Item that every time that he did anything for her, she said that he required a drop of blood, which she gave him by pricking herself, sometime in one place and then in another, and where she pricked herself there remained a red spot, which was still to be seen.

Item when this Andrew was dead, she doubting [fearing] herself with child with Satan to destroy it, and he had her take a certain herb and drink which she did, and destroyed the child forthwith.

Item when she desired another husband, he promised her another, naming this Francis whom she now hath, but said he is not so rich as the other, willing her to consent unto that Francis in fornication which she did, and thereof conceived a daughter that was born within a quarter of a year after they were married.

After they were married they lived not so quietly as she desired, being stirred (as she said) to much unquietness and moved to swearing and cursing, wherefore she willed Satan her Cat to kill the child, being about the age of half a year old and he did so, and when she yet found not the quietness that she desired, she willed it to lay a lameness in the leg of this Francis her husband, and it did in this manner. It came in a morning to this Francis’ shoe, lying in it like a toad, and when he perceived it putting on his shoe, and had touched it with his foot, he being suddenly amazed asked her of what it was, and she bade him kill it, and he was forthwith taken with a lameness whereof he cannot healed.

After “fifteen or sixteen years” she traded the little agent of chaos to her sister for some cakes, and afterwards the cat did Agnes’s will instead.

when she had received him she (to try him what he could do) willed him to kill a hog of her own which he did, and she gave him for his labor a chicken, which he first required of her and a drop of her blood. And this she gave him at all times when he did anything for her, by pricking her hand or face and putting the blood to his mouth which he sucked, and forthwith would lie down in his pot again, wherein she kept him, the spots of all the which pricks are yet to be seen in her skin.

Also she sayeth that another time being offended with one father Kersey she took her cat Satan in her lap and put him in the wood before her door, and willed him to kill three of this Father Kersey’s hogs, which he did, and returning again told her so, and she rewarded him as before with a chicken and a drop of her blood, which chicken he ate up clean as he did all the rest, and she could find remaining neither bones nor feathers.

Also she confessed that falling out with one Widow Gooday she willed Satan to drown her cow and he did so, and she rewarded him as before.

Also she falling out with another of her neighbors, she killed her three geese in the same manner.

Item, she confessed that because she could have no rest (which she required) she caused Satan to destroy the brewing at that time.

Also being denied butter of another, she caused her to lose the curds two or three days after.

Item falling out with another of her neighbors and his wife, she willed Satan to kill him with a bloody slice, whereof he died, and she rewarded him as before.

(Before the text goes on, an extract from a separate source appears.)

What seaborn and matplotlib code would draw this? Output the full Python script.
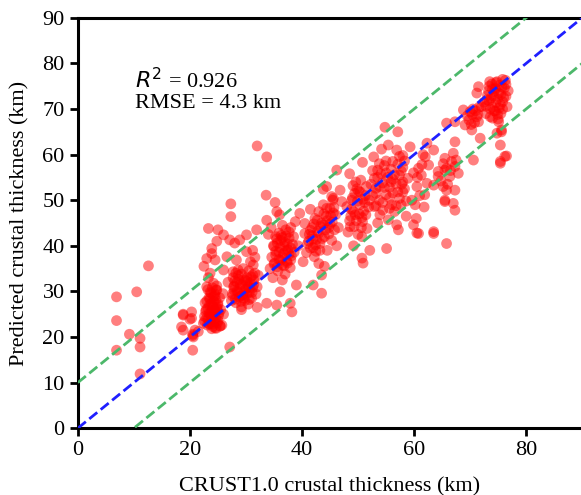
import numpy as np
import pandas as pd
import seaborn as sns
import matplotlib.pyplot as plt

# CRUST1.0 vs predicted crustal thickness (km)
x_low = [6.9, 6.9, 6.9, 9.2, 10.5, 11.1, 11.1, 11.1, 12.6,
         18.8, 18.5, 18.8, 20.3, 20.0, 20.9, 18.8, 20.5, 20.5, 20.5, 20.6, 20.3, 21.5]
y_low = [28.8, 23.6, 17.1, 20.6, 29.9, 19.7, 17.8, 11.9, 35.6,
         25.0, 22.2, 21.5, 25.5, 23.9, 21.5, 24.8, 20.6, 20.3, 17.1, 20.0, 24.1, 21.2]

x_23 = [22.4, 22.6, 22.9, 23.1, 23.3, 23.4, 23.5, 23.6, 23.7, 23.8, 23.9, 24.0, 24.1,
        24.2, 24.3, 24.4, 24.5, 24.6, 24.7, 24.8, 24.9, 25.0, 25.1, 25.3, 25.4, 25.5,
        25.7, 23.0, 23.6, 24.2, 24.8, 23.3, 25.9, 22.7, 23.9, 24.5, 26.0,
        23.3, 25.0, 26.0, 23.9, 23.0, 24.5, 23.9, 26.6, 26.0, 22.5, 24.8, 25.4, 27.1,
        22.6, 23.0, 23.4, 23.8, 24.2, 24.6, 25.0, 22.8, 23.2, 23.6, 24.0, 24.4, 24.8,
        25.2, 23.0, 23.4, 23.8, 24.2, 24.6, 25.0, 23.2, 23.6, 24.0, 24.4, 24.8, 23.5,
        24.1, 24.7]
y_23 = [23.0, 24.5, 26.0, 22.6, 24.0, 25.2, 27.0, 28.4, 23.3, 29.6, 25.8, 22.8, 24.4,
        26.6, 27.8, 23.5, 29.0, 25.4, 30.3, 26.2, 23.1, 27.4, 24.7, 28.6, 22.4, 26.0,
        22.6, 31.0, 34.0, 31.8, 30.3, 33.0, 29.5, 27.5, 21.8, 22.0, 25.0,
        43.8, 43.5, 42.4, 39.4, 37.2, 36.9, 38.3, 37.6, 34.7, 35.5, 41.0, 22.4, 17.8,
        23.5, 24.2, 23.0, 24.6, 23.8, 24.1, 23.6, 25.6, 26.3, 25.1, 26.8, 25.9, 26.5,
        25.3, 27.9, 28.6, 27.4, 28.9, 28.1, 27.0, 30.4, 29.8, 30.8, 29.5, 31.2, 22.8,
        22.3, 21.9]

x_29 = [27.4, 27.6, 27.8, 28.0, 28.2, 28.4, 28.6, 28.8, 29.0, 29.2, 29.4, 29.6, 29.8,
        30.0, 30.2, 30.4, 30.6, 30.8, 31.0, 31.2, 31.4, 31.6, 31.8, 31.3, 31.6, 31.2,
        30.8, 27.7, 28.6, 30.1, 28.3, 27.1, 28.9, 28.0, 30.1, 31.9, 27.3, 27.3, 29.5,
        32.0, 32.2, 27.9, 29.1, 30.5, 26.8, 33.7, 32.0, 29.2,
        32.0, 33.7, 33.6, 35.2,
        27.6, 28.1, 28.6, 29.1, 29.6, 30.1, 30.6, 31.1, 27.9, 28.4, 28.9, 29.4, 29.9,
        30.4, 30.9, 31.4, 27.7, 28.2, 28.7, 29.2, 29.7, 30.2, 30.7, 31.2]
y_29 = [28.0, 29.5, 31.0, 32.3, 27.5, 30.0, 33.5, 28.8, 31.5, 26.6, 29.2, 32.6, 28.0,
        30.5, 33.0, 27.2, 29.8, 31.9, 28.5, 30.8, 32.5, 34.0, 29.4, 35.8, 37.5, 39.0,
        36.5, 34.3, 34.7, 38.7, 36.9, 41.3, 41.3, 40.6, 42.4, 43.5, 49.2, 46.4, 35.0,
        31.0, 33.5, 30.2, 27.8, 34.5, 32.0, 27.4, 26.5, 26.0,
        61.9, 59.5, 51.1, 49.5,
        29.0, 28.3, 29.8, 29.0, 28.5, 29.4, 28.2, 29.8, 31.2, 32.0, 30.6, 31.5, 32.4,
        31.0, 33.2, 31.5, 33.0, 34.0, 32.6, 33.8, 30.2, 32.2, 30.8, 33.6]

x_36 = [34.3, 34.6, 34.9, 35.1, 35.3, 35.5, 35.7, 35.9, 36.1, 36.3, 36.5, 36.7, 36.9,
        37.1, 37.3, 37.5, 37.7, 37.9, 38.1, 38.3, 38.5, 38.8, 35.5, 36.0, 33.7, 34.0,
        34.5, 36.5, 38.0, 39.0, 37.9, 38.2, 36.1, 35.5, 36.5, 34.8, 38.6, 37.0, 39.3,
        35.0, 35.6, 36.2, 36.8, 37.4, 38.0, 35.3, 35.9, 36.5, 37.1, 37.7, 35.0, 35.6,
        36.2, 36.8, 37.4, 38.0, 35.3, 35.9, 36.5, 37.1, 37.7]
y_36 = [35.0, 37.5, 40.0, 36.2, 38.8, 41.5, 34.5, 37.0, 39.6, 42.3, 35.8, 38.3, 40.8,
        43.5, 36.6, 39.1, 41.7, 35.2, 37.8, 40.3, 42.0, 45.3, 47.5, 46.8, 45.6, 42.5,
        44.0, 44.5, 44.0, 31.4, 27.4, 25.5, 29.9, 27.0, 32.5, 33.0, 38.6, 33.8, 40.0,
        36.0, 35.4, 36.8, 35.6, 36.2, 36.9, 38.0, 38.6, 37.4, 38.9, 38.2, 39.9, 40.6,
        41.2, 40.0, 40.4, 39.5, 42.0, 42.8, 41.8, 42.2, 43.0]

x_44 = [40.8, 41.0, 41.3, 41.5, 41.8, 42.0, 42.3, 42.5, 42.8, 43.0, 43.2, 43.5, 43.8,
        44.0, 44.3, 44.5, 44.8, 45.0, 45.3, 45.5, 45.8, 46.0, 46.2, 42.2, 43.0, 43.5,
        43.5, 42.0, 39.6, 40.5, 40.5, 47.1, 45.6, 48.0, 44.4, 43.8, 45.3, 46.8, 46.2,
        48.5, 41.5, 44.0, 40.2, 46.5,
        41.2, 41.8, 42.4, 43.0, 43.6, 44.2, 44.8, 45.4, 41.5, 42.1, 42.7, 43.3, 43.9,
        44.5, 45.1, 45.7, 42.0, 42.6, 43.2, 43.8, 44.4, 45.0, 45.6]
y_44 = [38.5, 40.5, 42.5, 39.5, 44.0, 41.5, 46.0, 38.8, 43.2, 47.5, 40.5, 45.0, 49.0,
        42.0, 46.5, 39.0, 44.0, 48.2, 41.2, 50.0, 43.5, 46.8, 40.0, 37.6, 36.1, 33.6,
        29.6, 31.4, 47.1, 44.9, 42.7, 49.7, 50.4, 48.6, 53.0, 52.4, 50.8, 52.2, 56.6,
        55.8, 48.0, 35.5, 36.5, 44.0,
        41.0, 42.2, 40.2, 42.8, 41.6, 43.5, 42.6, 45.2, 43.4, 44.8, 45.6, 44.2, 47.0,
        45.5, 46.6, 48.4, 39.6, 41.4, 39.0, 44.6, 48.2, 44.8, 47.2]

x_50 = [48.2, 48.5, 48.8, 49.0, 49.3, 49.5, 49.8, 50.0, 50.3, 50.5, 50.8, 51.0, 51.3,
        51.6, 51.9, 48.6, 50.7, 50.9, 50.7, 52.1, 50.8, 49.2, 51.5,
        48.7, 49.2, 49.7, 50.2, 50.7, 51.2, 48.9, 49.4, 49.9, 50.4, 50.9, 51.4, 49.1,
        49.6, 50.1, 50.6]
y_50 = [43.0, 45.5, 48.0, 50.5, 44.2, 46.8, 52.5, 42.5, 49.0, 54.4, 45.3, 47.6, 51.0,
        43.8, 48.5, 44.2, 42.0, 36.2, 37.3, 39.0, 58.3, 40.0, 53.0,
        46.5, 47.5, 45.5, 47.0, 46.2, 49.5, 50.0, 51.5, 49.8, 51.8, 50.2, 46.8, 53.2,
        54.0, 52.0, 44.0]

x_56 = [52.0, 52.3, 52.6, 52.9, 53.2, 53.5, 53.8, 53.9, 54.2, 54.4, 54.7, 55.0, 55.4,
        55.4, 55.6, 55.9, 56.2, 56.5, 56.9, 56.9, 57.1, 57.4, 57.7, 58.0, 58.3, 58.6,
        58.9, 59.3, 59.6, 59.9, 54.8, 57.1, 55.1, 57.2, 59.9, 52.8, 58.0, 53.5, 56.0,
        57.8,
        52.6, 53.2, 53.8, 54.4, 55.0, 55.6, 56.2, 56.8, 57.4, 58.0, 58.6, 52.9, 53.5,
        54.1, 54.7, 55.3, 55.9, 56.5, 57.1, 57.7, 58.3, 53.2, 53.8, 54.4, 55.0, 55.6,
        56.2, 56.8, 57.4, 58.0]
y_56 = [50.0, 53.5, 56.5, 48.6, 51.5, 55.0, 58.0, 46.8, 61.2, 49.5, 52.8, 56.0, 62.1,
        45.7, 50.5, 54.0, 58.5, 47.5, 61.0, 44.6, 51.8, 55.5, 49.0, 57.2, 52.5, 46.5,
        54.8, 61.7, 50.0, 56.0, 66.0, 65.0, 39.4, 43.5, 44.6, 59.5, 59.8, 45.0, 49.0,
        53.5,
        51.0, 52.6, 50.0, 53.8, 51.2, 52.8, 51.6, 53.6, 50.4, 51.8, 49.8, 54.8, 56.6,
        55.8, 57.6, 55.0, 56.8, 55.6, 57.9, 56.4, 58.6, 48.8, 53.0, 47.8, 58.6, 48.2,
        54.6, 48.8, 59.6, 54.0]

x_64 = [60.2, 60.5, 60.8, 61.0, 61.3, 61.6, 62.3, 63.5, 62.6, 62.3, 61.8, 60.5, 60.8,
        63.5, 63.5, 63.5, 64.3, 60.4, 60.6, 61.4, 61.9, 62.0,
        64.3, 65.5, 65.8, 65.5, 65.8, 65.5, 67.0, 66.7, 65.8, 67.3, 67.9, 66.4, 65.2,
        67.3, 65.5, 67.0, 67.3, 65.8, 67.3, 67.3, 64.8, 65.2, 66.0, 66.5, 67.5]
y_64 = [49.0, 53.0, 57.0, 51.0, 55.5, 60.0, 62.5, 61.0, 57.7, 53.7, 48.5, 42.8, 42.7,
        42.7, 43.1, 53.3, 55.2, 46.0, 55.0, 57.8, 51.2, 59.5,
        56.3, 56.6, 52.2, 50.0, 40.5, 59.2, 60.3, 58.5, 57.0, 57.4, 55.9, 55.2, 53.0,
        52.2, 49.7, 49.3, 47.8, 66.9, 67.2, 62.8, 54.2, 58.0, 53.5, 56.5, 58.8]

x_74 = [68.8, 70.0, 71.2, 69.1, 70.3, 71.5, 71.8, 71.5, 71.2, 70.6, 69.5, 70.5, 72.0,
        72.5, 72.8, 69.8, 70.4, 71.0, 71.6, 70.2, 70.8, 71.4,
        73.0, 73.3, 73.6, 73.9, 74.2, 74.5, 74.8, 75.1, 75.4, 75.7, 76.0, 76.3, 76.6,
        74.0, 75.0, 73.6, 75.1, 75.6, 74.8, 75.4, 75.4, 76.2, 75.4, 76.5, 75.6, 73.5,
        76.8, 74.5, 75.8,
        72.8, 73.4, 74.0, 74.6, 75.2, 75.8, 76.4, 73.1, 73.7, 74.3, 74.9, 75.5, 76.1,
        73.4, 74.0, 74.6, 75.2, 75.8, 76.4, 74.3, 74.9, 75.5]
y_74 = [69.8, 69.4, 68.3, 66.5, 65.4, 67.2, 63.6, 74.9, 73.5, 58.8, 68.5, 70.0, 70.5,
        71.5, 69.0, 67.6, 68.8, 69.6, 70.4, 66.6, 67.0, 68.8,
        72.0, 74.0, 70.0, 75.5, 72.8, 69.5, 76.0, 73.5, 71.0, 74.8, 72.5, 76.3, 70.5,
        68.0, 67.8, 68.3, 67.2, 65.4, 64.7, 62.1, 58.5, 59.6, 58.1, 59.7, 65.0, 76.0,
        74.0, 74.5, 70.0,
        70.6, 71.8, 70.4, 71.4, 70.2, 71.6, 72.8, 73.0, 72.4, 73.8, 72.2, 73.2, 74.6,
        75.0, 74.4, 75.8, 75.2, 76.5, 75.4, 69.6, 68.8, 69.0]

r2 = 0.926
rmse = 4.3

df = pd.DataFrame({
    'crust1': x_low + x_23 + x_29 + x_36 + x_44 + x_50 + x_56 + x_64 + x_74,
    'pred': y_low + y_23 + y_29 + y_36 + y_44 + y_50 + y_56 + y_64 + y_74,
})

sns.set_style('ticks')
plt.rcParams['font.family'] = ['Liberation Serif', 'DejaVu Serif']
plt.rcParams['text.color'] = 'black'
plt.rcParams['axes.labelcolor'] = 'black'
plt.rcParams['axes.edgecolor'] = 'black'
plt.rcParams['xtick.color'] = 'black'
plt.rcParams['ytick.color'] = 'black'

fig = plt.figure(figsize=(5.81, 4.95), dpi=100)
ax = fig.add_axes([0.134, 0.135, 0.868, 0.829])

sns.scatterplot(data=df, x='crust1', y='pred', color='red', alpha=0.5,
                s=60, edgecolor='none', ax=ax, zorder=2)

line = np.array([0, 90])
ax.plot(line, line, '--', color='#1f1fff', lw=2, zorder=3)
ax.plot(line, line + 10, '--', color='#4cb86a', lw=2, zorder=3)
ax.plot(line, line - 10, '--', color='#4cb86a', lw=2, zorder=3)

ax.set_xlim(0, 90)
ax.set_ylim(0, 90)
ax.set_xticks([0, 20, 40, 60, 80])
ax.set_yticks(range(0, 91, 10))
ax.set_xlabel('CRUST1.0 crustal thickness (km)', fontsize=16, labelpad=12)
ax.set_ylabel('Predicted crustal thickness (km)', fontsize=16, labelpad=9)
ax.tick_params(labelsize=16, width=2, length=6, direction='out')
for sp in ax.spines.values():
    sp.set_linewidth(2.2)

ax.text(10.2, 76.3, r'$R^2$ = %.3f' % r2, fontsize=16, va='center')
ax.text(10.2, 71.3, 'RMSE = %.1f km' % rmse, fontsize=16, va='center')

plt.savefig('out.png', dpi=100)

Likewise she confessed that because she lived somewhat unquietly with her husband she caused Satan to kill him, and he did so about nine years past, since which time she hath lived a widow.

Also she said that when she would will him to do anything for her, she would say her Pater noster in Latin.

Latin! And here perhaps we find a hint — for details on the background and specific context of this prosecution are not to be found — that the shocks of the Reformation were one root of events. As Kate Dumycz observes

Mother Eve perhaps started practising her “craft” in the second half of the fifteenth century … a time when, although the existence of witchcraft was acknowledged and people consulted cunning men and women, there was no witchcraft act on the Statute books … this family would have lived through great upheaval that affected all parts of England because of the Reformation. Christopher Marsh comments that many rituals of the Catholic Church (such as charms, sorcery, enchantments) were banned in 1559 and this ruling was a “broader campaign to destroy the credibility of traditional religion by exposing its alleged superstition”. Rosen remarks “Bitterness, resentment and pain that can no longer be discharged through familiar religious channels will almost inevitably be turned upon others; and in their delusions, such women were aided by the learned and by the religious terms in which they continued to think.”

Agnes Waterhouse leaves us a tantalising clue about contemporary attitudes towards religion and those who practised outside the State dictated religion “she was demanded what praier she saide, she aunswered the Lordes prayer, the Aue Maria, and the belefe, & then they demaunded whether in laten or in englyshe, and shee sayde in laten, and they demaunded why she saide it not in engly[sh]e but in laten”. [note: this interrogation occurred during Agnes Waterhouse’s repentant gallows speech, not during the trial -ed.] So, Agnes Waterhouse at least, practised some of the “old ways” and perhaps had not converted to Protestantism and therefore operated outside the beliefs and “norms” of her society. Rosen comments that between 1534 and the time of this trial “there had been eight major religious changes requiring oaths from teachers, ministers and public officials with four total reversals of religious practice enforced by law and death sentence”. … Agnes Waterhouse’s ability to say her prayers in Latin would have been compulsory during Mary’s reign and yet a few years later this factor was used against her as an indication that she was practising witchcraft and thus, as a witch, was unable to say her prayers correctly in English.

Whilst it has long been established by modern day historians such as Keith Thomas that “in England witchcraft was prosecuted primarily as an anti-social crime, rather than as a heresy” Agnes Waterhouse’s case shows that religion must have played a small but significant part in her neighbours’ belief that she was a witch although she was executed as a murderer rather than a heretic.

Agnes Waterhouse, Joan Waterhouse, and Elizabeth Francis were the first of nine women (plus one man) from Hatfield Peverel prosecuted as witches between 1566 and 1589.